= Laurence Anderton =

English Jesuit

Laurence Anderton, alias Scroop (1577–1643), was a learned English Jesuit.

Anderton was born in Lancashire in 1577, being the son of Thomas Anderton, of Horwich, and brother of Christopher Anderton, of Lostock, near Bolton. Having learned his rudiments at the grammar school of Blackburn, he was sent from thence to Christ's College, Cambridge, where he was admired for his brilliant genius and ready eloquence, upon which account he was commonly called ‘Golden-mouth Anderton.’ He took the degree of B.A. in 1596–7, and it is said that he became a clergyman of the established Church of England. Dodd, the historian, relates that Anderton, ‘being much addicted to reading books of controversy, could not get over some difficulties he met with concerning the origin and doctrines of the Reformation, which at last ended in his conversion to the Catholic Church.’ Anthony à Wood, in reference to this turning-point in Anderton's career, observes that ‘his mind hanging after the Roman Catholic religion, he left that college (at Cambridge) and his country, and, shipping himself beyond the seas, entered into Roman Catholic orders, and became one of the learnedest among the papists.’ Proceeding to Rome, he entered the Society of Jesus in 1604, and became a very distinguished member of the English province.
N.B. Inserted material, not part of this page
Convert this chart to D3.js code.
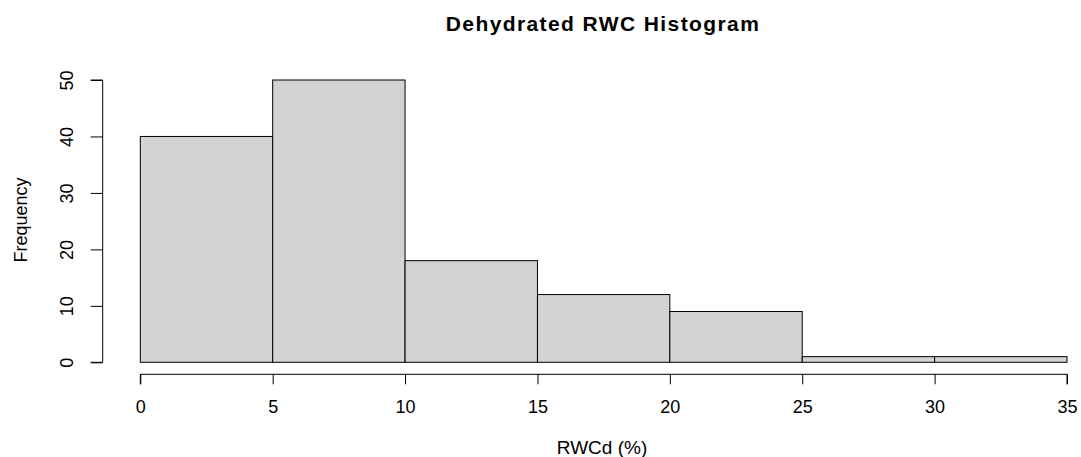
<!DOCTYPE html>
<html><head><meta charset="utf-8">
<script src="https://cdn.jsdelivr.net/npm/d3@7"></script>
<style>body{margin:0;background:#fff}svg{display:block}text{font-family:"Liberation Sans",Arial,sans-serif;fill:#000}</style>
</head><body><svg id="c" width="1081" height="457"></svg>
<script>
const binStarts = [0, 5, 10, 15, 20, 25, 30];
const binEnds = [5, 10, 15, 20, 25, 30, 35];
const counts = [40, 50, 18, 12, 9, 1, 1];
const xTicks = [0, 5, 10, 15, 20, 25, 30, 35];
const yTicks = [0, 10, 20, 30, 40, 50];
const title = "Dehydrated RWC Histogram";
const xLabel = "RWCd (%)";
const yLabel = "Frequency";

const svg = d3.select("#c");
const x = d3.scaleLinear().domain([0, 35]).range([140.3, 1067]);
const y = d3.scaleLinear().domain([0, 50]).range([362.3, 80]);

svg.selectAll("rect.bar").data(counts).enter().append("rect")
  .attr("x", (d,i)=>x(binStarts[i]))
  .attr("width", (d,i)=>x(binEnds[i])-x(binStarts[i]))
  .attr("y", d=>y(d))
  .attr("height", d=>y(0)-y(d))
  .attr("fill", "#d3d3d3").attr("stroke", "#000").attr("stroke-width", 1);

const xa = svg.append("g").attr("transform", "translate(0,374.3)")
  .call(d3.axisBottom(x).tickValues(xTicks).tickSize(10).tickPadding(16).tickFormat(d3.format("d")));
const ya = svg.append("g").attr("transform", "translate(102.7,0)")
  .call(d3.axisLeft(y).tickValues(yTicks).tickSize(12).tickPadding(0).tickFormat(d3.format("d")));
[xa, ya].forEach(a=>{
  a.select(".domain").attr("stroke","#000").attr("stroke-width",1);
  a.selectAll(".tick line").attr("stroke","#000");
  a.selectAll("text").style("font-size","18px").attr("fill","#000").style("font-family","'Liberation Sans',Arial,sans-serif");
});
xa.select(".domain").attr("d", `M${x(0)},10V0H${x(35)}V10`);
ya.select(".domain").attr("d", `M-12,${y(0)}H0V${y(50)}H-12`);
ya.selectAll(".tick text").attr("x", 0).attr("dy", null)
  .attr("text-anchor","middle").attr("dominant-baseline","central")
  .attr("transform", "translate(-36,0) rotate(-90)");

svg.append("text").attr("x", 603).attr("y", 31).attr("text-anchor","middle")
  .style("font-size","21px").style("font-weight","bold").style("letter-spacing","1.4px").text(title);
svg.append("text").attr("x", 602).attr("y", 454).attr("text-anchor","middle")
  .style("font-size","19px").text(xLabel);
svg.append("text").attr("transform","translate(27,220) rotate(-90)").attr("text-anchor","middle")
  .style("font-size","18px").text(yLabel);
</script></body></html>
His missionary life, which extended over nearly forty years, in times of difficulty and danger, was chiefly passed in his native county, where he died on 17 April 1643. He was remarkable for his talent in preaching, and gave proof of his ability in controversy in his publications.

==Works==
- God, One Faith, under the initials of W. B., 8vo, 1625
- Progenie of Catholics and Protestants, whereby on the one side is proved the lineal descent of Catholics, for the Roman faith and religion, from the Holie Fathers of the Primitive Church, even from Christs verie time until these our dayes, and on the other the never being of Protestants during al the foresayd time, Rouen, 1633, 4to
- Triple Cord; or, a Treatise proving the Truth of the Roman Religion, by Sacred Scriptures, taken in the literal sense, expounded by ancient Fathers, interpreted by Protestant writers. With a Discouery of sundry subtile Sleights vsed by Protestants, for euading the force of strongest Arguments, taken from cleerest Texts of the foresaid Scriptures, St. Omer, 1634, 4to, a stout volume of 801 pages.